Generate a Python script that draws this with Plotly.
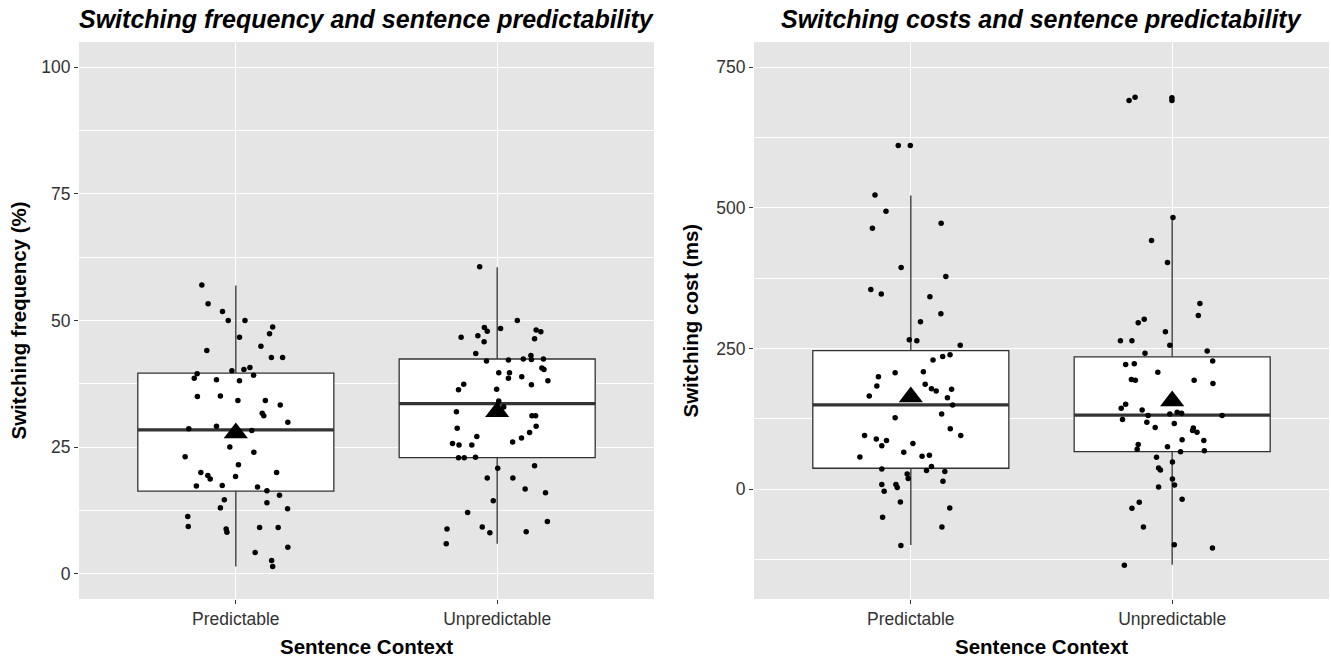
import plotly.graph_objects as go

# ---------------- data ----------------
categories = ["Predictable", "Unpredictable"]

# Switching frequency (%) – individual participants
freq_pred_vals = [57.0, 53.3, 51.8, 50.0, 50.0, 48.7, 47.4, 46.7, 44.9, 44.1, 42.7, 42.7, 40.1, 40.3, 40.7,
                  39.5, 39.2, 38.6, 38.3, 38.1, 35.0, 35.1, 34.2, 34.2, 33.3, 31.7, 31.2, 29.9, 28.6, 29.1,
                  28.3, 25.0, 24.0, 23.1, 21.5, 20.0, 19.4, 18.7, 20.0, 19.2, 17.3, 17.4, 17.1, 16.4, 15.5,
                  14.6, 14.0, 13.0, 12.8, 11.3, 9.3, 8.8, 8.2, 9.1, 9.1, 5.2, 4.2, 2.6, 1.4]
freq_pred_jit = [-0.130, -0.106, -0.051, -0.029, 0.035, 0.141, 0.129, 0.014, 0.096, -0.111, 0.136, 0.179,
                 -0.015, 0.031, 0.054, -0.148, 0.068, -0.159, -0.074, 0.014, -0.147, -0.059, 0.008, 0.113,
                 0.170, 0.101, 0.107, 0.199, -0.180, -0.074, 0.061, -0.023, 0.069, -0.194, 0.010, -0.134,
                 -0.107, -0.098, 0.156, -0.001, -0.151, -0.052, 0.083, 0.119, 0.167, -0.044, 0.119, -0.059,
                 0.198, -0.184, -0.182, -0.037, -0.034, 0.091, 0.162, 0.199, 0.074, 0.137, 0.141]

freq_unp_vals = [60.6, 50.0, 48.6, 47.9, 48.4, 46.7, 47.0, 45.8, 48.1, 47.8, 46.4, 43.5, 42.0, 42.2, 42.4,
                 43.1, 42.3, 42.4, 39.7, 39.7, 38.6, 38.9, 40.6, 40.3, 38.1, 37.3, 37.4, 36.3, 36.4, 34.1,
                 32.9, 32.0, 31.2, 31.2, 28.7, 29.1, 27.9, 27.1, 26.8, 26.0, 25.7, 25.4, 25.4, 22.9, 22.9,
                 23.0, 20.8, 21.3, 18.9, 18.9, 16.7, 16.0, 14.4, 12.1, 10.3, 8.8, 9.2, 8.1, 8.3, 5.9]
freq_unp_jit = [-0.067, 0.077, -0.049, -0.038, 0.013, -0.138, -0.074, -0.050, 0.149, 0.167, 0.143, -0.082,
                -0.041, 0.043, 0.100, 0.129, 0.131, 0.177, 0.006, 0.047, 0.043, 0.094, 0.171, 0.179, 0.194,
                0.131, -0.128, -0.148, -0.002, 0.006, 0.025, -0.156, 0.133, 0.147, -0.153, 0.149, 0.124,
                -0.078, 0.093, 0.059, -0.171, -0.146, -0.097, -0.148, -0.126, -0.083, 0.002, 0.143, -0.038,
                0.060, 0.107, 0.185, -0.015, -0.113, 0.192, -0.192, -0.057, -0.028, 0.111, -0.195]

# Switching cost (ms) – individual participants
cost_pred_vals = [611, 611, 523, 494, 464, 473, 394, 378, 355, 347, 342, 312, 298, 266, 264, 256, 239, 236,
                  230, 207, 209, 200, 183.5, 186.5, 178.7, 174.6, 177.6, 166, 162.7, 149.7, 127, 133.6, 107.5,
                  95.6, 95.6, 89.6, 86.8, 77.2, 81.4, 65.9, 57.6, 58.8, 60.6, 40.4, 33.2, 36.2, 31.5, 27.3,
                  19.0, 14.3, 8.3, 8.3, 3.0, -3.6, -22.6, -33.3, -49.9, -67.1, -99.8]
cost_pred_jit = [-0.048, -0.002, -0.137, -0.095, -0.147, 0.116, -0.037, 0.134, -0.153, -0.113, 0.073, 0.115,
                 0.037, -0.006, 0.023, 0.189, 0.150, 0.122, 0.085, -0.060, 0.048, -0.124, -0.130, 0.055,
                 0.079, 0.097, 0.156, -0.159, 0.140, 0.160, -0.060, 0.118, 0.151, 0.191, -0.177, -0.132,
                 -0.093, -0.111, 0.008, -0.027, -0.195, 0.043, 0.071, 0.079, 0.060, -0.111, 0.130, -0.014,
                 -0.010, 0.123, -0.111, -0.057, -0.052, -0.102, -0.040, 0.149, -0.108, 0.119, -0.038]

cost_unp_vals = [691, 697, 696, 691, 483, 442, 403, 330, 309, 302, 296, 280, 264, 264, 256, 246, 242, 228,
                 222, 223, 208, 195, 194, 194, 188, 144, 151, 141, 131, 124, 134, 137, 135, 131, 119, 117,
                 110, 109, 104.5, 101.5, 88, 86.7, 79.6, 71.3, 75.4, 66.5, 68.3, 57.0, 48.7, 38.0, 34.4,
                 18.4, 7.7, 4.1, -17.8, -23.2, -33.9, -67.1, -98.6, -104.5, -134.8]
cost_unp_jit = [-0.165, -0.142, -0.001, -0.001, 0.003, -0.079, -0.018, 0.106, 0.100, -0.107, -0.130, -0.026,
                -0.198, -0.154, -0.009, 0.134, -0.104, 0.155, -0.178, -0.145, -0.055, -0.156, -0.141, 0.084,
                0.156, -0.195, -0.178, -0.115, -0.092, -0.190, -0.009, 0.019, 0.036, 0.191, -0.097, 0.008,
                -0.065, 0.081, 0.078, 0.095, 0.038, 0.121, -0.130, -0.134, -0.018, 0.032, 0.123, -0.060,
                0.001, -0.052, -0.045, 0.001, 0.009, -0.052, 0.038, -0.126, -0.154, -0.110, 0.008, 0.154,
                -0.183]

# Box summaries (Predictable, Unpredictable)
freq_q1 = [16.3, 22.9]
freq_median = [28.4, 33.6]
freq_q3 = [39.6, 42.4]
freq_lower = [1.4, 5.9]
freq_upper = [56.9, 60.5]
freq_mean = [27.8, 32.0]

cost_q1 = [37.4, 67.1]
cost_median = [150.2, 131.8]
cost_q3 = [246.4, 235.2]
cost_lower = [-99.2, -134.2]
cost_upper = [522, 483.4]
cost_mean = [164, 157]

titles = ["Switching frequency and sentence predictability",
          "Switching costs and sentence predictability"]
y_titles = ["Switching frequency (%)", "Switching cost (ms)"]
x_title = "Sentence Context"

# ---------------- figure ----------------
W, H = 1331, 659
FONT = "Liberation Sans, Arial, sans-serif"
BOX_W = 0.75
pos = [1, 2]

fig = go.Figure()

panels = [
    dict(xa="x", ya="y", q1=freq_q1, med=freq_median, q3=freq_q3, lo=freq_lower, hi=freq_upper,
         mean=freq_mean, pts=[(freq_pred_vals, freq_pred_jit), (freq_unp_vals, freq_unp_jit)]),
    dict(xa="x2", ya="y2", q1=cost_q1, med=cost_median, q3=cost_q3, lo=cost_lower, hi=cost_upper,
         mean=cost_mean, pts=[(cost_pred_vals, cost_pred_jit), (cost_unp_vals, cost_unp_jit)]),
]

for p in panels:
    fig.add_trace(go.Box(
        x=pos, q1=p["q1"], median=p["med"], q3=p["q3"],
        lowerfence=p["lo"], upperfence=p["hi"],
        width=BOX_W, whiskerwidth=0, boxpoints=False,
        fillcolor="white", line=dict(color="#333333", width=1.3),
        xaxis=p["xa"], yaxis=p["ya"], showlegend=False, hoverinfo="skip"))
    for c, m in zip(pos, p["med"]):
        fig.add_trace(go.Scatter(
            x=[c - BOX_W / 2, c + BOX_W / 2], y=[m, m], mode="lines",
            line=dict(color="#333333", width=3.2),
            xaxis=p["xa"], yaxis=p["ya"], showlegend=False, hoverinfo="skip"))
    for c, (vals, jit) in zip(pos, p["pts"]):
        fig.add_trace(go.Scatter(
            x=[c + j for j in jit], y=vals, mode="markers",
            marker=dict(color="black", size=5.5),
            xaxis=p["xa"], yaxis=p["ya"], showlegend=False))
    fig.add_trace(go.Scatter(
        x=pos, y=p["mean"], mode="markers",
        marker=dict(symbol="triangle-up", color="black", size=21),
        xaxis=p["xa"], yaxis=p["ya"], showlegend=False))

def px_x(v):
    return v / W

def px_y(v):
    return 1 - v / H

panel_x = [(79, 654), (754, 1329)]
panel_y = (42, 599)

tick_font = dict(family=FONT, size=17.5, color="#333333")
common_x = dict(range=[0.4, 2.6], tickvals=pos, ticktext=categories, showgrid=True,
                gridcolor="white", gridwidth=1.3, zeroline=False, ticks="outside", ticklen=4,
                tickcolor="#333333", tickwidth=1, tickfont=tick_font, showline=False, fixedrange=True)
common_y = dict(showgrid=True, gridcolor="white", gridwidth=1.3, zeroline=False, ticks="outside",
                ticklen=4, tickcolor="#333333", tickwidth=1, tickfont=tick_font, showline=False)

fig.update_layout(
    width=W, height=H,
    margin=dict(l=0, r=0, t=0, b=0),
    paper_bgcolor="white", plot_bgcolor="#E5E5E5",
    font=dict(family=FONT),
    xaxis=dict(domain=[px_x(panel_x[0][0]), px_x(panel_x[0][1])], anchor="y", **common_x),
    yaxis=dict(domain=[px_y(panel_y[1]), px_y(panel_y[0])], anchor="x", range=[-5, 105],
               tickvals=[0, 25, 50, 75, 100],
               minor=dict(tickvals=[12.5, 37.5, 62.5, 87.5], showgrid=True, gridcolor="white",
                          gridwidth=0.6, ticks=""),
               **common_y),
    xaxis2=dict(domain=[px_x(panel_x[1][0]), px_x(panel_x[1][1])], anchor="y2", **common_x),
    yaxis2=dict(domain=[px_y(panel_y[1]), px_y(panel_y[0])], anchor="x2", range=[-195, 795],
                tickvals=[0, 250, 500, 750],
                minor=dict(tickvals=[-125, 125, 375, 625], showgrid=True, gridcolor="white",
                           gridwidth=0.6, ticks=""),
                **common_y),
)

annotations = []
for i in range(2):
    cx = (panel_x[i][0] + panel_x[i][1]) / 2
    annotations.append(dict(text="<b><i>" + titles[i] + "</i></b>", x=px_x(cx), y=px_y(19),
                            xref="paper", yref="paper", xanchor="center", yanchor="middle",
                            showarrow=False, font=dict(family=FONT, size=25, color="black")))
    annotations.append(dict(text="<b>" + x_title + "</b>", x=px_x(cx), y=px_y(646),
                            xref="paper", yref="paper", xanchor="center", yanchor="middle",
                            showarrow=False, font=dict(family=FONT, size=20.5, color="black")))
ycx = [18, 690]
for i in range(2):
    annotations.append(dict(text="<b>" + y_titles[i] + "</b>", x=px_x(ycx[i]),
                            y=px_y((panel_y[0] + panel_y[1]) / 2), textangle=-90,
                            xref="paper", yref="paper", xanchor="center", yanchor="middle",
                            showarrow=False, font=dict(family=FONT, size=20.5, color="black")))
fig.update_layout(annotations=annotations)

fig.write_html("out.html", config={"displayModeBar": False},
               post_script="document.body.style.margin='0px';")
--
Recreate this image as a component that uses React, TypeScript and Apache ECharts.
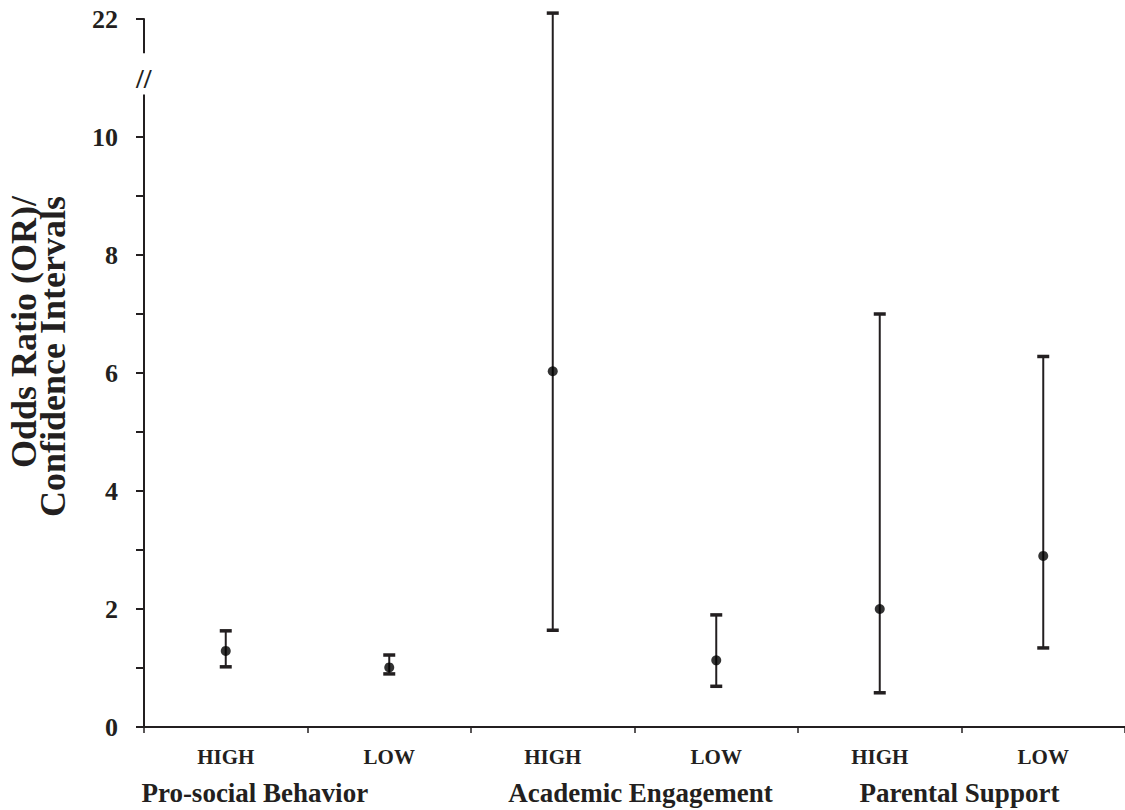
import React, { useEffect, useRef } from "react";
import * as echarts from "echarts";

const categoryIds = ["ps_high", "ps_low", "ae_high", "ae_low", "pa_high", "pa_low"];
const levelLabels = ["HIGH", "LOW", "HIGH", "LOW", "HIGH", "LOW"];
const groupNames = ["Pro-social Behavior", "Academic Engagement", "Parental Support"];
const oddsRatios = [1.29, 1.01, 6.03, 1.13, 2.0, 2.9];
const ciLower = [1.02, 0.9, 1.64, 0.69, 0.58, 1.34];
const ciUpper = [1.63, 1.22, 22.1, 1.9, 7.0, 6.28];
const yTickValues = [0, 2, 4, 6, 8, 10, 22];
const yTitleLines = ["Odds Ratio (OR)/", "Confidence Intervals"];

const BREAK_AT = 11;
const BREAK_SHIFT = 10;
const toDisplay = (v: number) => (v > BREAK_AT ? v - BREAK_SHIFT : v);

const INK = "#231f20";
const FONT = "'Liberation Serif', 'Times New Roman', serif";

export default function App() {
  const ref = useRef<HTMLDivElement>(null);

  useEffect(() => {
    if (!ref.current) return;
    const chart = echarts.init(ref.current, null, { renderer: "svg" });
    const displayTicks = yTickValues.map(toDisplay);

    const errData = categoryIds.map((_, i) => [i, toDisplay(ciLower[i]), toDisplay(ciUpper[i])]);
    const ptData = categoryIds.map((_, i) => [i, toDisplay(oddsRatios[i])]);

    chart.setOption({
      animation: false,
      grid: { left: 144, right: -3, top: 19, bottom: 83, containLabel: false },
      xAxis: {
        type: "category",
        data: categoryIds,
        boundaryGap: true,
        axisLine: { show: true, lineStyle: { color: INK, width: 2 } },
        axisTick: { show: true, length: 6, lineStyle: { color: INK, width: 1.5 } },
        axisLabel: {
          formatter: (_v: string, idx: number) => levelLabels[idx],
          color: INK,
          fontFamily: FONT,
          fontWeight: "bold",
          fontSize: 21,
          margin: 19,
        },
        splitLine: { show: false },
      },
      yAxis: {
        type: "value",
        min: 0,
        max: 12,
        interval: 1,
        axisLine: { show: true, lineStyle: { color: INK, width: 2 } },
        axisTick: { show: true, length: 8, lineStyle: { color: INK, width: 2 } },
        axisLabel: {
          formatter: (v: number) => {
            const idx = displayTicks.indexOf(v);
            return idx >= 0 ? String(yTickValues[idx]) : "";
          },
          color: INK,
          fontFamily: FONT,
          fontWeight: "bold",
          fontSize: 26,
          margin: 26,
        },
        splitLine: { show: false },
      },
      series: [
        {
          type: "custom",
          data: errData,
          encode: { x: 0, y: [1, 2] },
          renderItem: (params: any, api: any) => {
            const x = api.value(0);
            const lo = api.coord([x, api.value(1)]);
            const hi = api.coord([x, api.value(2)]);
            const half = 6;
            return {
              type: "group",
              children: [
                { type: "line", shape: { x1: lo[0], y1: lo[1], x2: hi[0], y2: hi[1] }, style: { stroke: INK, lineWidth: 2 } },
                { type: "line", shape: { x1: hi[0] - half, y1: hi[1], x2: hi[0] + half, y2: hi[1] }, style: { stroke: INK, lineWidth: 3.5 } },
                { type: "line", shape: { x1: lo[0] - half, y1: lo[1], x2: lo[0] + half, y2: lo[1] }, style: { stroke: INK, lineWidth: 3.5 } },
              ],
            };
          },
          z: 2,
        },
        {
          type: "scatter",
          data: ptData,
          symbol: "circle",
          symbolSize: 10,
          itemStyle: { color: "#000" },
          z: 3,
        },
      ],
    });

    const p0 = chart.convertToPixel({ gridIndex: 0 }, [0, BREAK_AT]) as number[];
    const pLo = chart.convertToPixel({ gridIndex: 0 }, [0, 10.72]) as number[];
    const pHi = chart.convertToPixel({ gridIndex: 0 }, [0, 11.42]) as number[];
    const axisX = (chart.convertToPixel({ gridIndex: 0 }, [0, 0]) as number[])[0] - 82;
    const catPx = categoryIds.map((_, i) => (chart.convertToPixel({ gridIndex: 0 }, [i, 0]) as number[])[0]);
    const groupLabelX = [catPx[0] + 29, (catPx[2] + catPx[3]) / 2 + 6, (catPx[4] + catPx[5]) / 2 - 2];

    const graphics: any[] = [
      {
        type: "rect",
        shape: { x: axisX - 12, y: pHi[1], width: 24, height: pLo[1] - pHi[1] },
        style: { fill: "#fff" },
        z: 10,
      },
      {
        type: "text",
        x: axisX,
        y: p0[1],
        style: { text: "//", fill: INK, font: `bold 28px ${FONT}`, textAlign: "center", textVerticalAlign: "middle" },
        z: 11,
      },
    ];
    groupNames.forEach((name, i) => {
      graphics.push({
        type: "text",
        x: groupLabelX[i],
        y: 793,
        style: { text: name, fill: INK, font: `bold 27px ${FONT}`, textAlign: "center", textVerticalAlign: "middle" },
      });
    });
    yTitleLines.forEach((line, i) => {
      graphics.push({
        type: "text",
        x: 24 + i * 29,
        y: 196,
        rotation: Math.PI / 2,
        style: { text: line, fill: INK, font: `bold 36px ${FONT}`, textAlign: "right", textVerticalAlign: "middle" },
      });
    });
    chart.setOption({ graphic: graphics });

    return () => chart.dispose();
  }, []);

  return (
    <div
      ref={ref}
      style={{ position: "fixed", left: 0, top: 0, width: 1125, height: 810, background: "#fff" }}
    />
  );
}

_TASK OBJECTIVE_. In the listing above, find the line containing "Recreate this image" and the line containing "import * as", then return both of them and every line between, exactly, without pictures.

_THE ANSWER_.
Recreate this image as a component that uses React, TypeScript and Apache ECharts.
import React, { useEffect, useRef } from "react";
import * as echarts from "echarts";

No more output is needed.